Fracturing fear

May 30, 2011
A vote in France to ban hydraulic fracturing of oil and gas wells brings new attention to fear as an element in the making of energy policy.

A vote in France to ban hydraulic fracturing of oil and gas wells brings new attention to fear as an element in the making of energy policy. France imports 98% of its gas supply. It professes to lead a geopolitical block trying to cut dependence on gas from Russia. It ranks second among European countries in a recent US Energy Information Administration assessment of shale-gas potential. Yet its National Assembly on May 11 voted to prohibit a completion technology without which no shale-gas potential can be fulfilled.

How can this be?

The only plausible answer is fear. Apparently, a majority of National Assembly members believe hydraulic fracturing threatens drinking water at a level of risk warranting the foreclosure of resource development. The sacrifice thus imposed on French taxpayers and energy consumers is considerable. If drilling and development were to convert into reserves just one tenth of EIA's estimate of the technically recoverable shale-gas resource in France, the country would have enough future supply to cover consumption at current rates for 10 years. And the development would create jobs and incomes in an economy that the International Monetary Fund expects this year to grow by only 1.6%.

Frightened politicians

Those politicians must be really afraid. Why wouldn't they be? From the US, where shale-gas development is well-advanced and where results are reshaping energy markets, resistance to hydraulic fracturing is steady, strong, growing, and loud. Suddenly, a completion method in use for 60 years has become an environmental monster. Horror stories have emerged about flaming water taps, about radioactive waste in waterways, about homeowners smitten by headaches and nausea after shale-gas drilling started nearby. For the first time, in some areas, people have learned that operators pump fluids containing chemicals underground from surface locations near water wells. It can all seem very scary.
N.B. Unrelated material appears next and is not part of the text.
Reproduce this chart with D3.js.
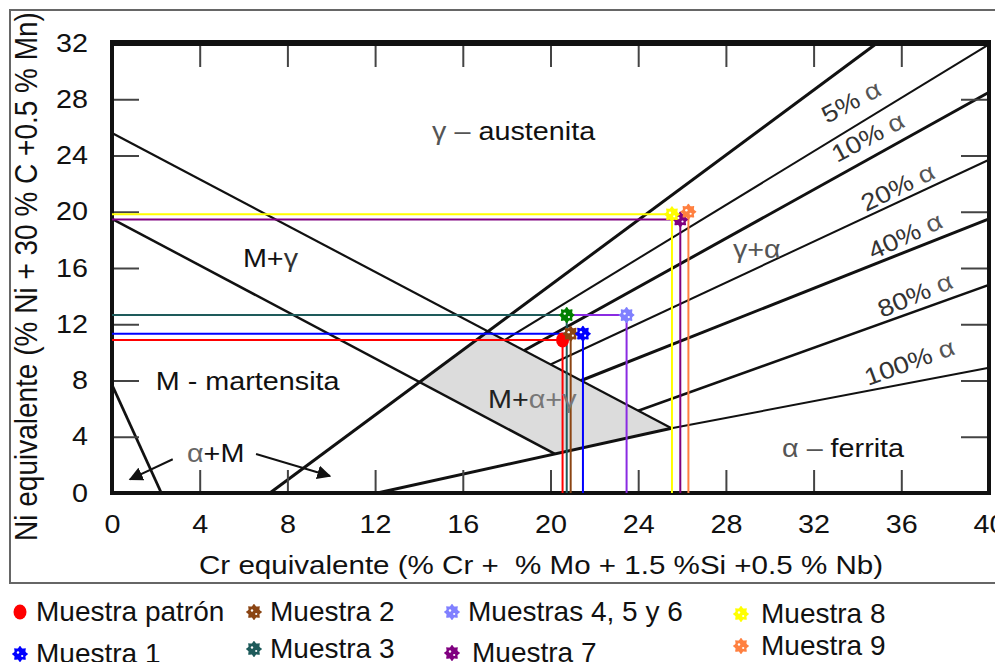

The antidote should be facts, which can put risk into perspective for assessment against potential benefit. The facts are clear. State regulation has prevented contamination of drinking water from hydraulic fracturing. Frac zones lie thousands of feet below fresh-water aquifers, and wells are cased. Fiery tap water results nearly always from methane leaks from shallow coal seams. Chemicals in frac fluids are extremely dilute, and most of them occur in much greater concentrations in average households. The radioactivity in frac fluid returns is harmless. Headaches and nausea can have many causes unrelated to frac operations.

The problem isn't a set of hazards inherent in hydraulic fracturing. The problem is a surge in activity, which has overwhelmed some state regulatory offices and increased the number of accidents, which are inevitable in industrial work. To the few instances of poor well design and construction that have emerged, regulatory response has been swift and effective. Problems like these are manageable and shouldn't frighten anyone.

Yet fear lies behind efforts to impose federal regulation of hydraulic fracturing—if not to ban the practice altogether as France seems poised to do. To the extent those efforts succeed, the US will restrain the demonstrated ability of the energy market to swing from shortage to surplus based on the unsubsidized, economically beneficial development of domestic resources.

Political tool

Fear nevertheless grows. Despite facts, despite the unwarranted sacrifice toward which it leads, fear grows because of its potency as a political tool. While it's too early to say shale development will keep gas bountiful and cheap for as far as the eye can see, the mere possibility of such a future troubles some people. Abundant, cheap gas already has slowed investment in heavily subsidized "clean" fuels. Diehard drilling opponents, meanwhile, regret anything that might prolong the era of hydrocarbon energy.

For everyone else, the promise of major new energy supply and of attendant economic benefits deserves cheer. The technology that made it possible deserves a warm embrace. And in the US, France, and everywhere else, scare stories about hydraulic fracturing deserve stern questions about motive.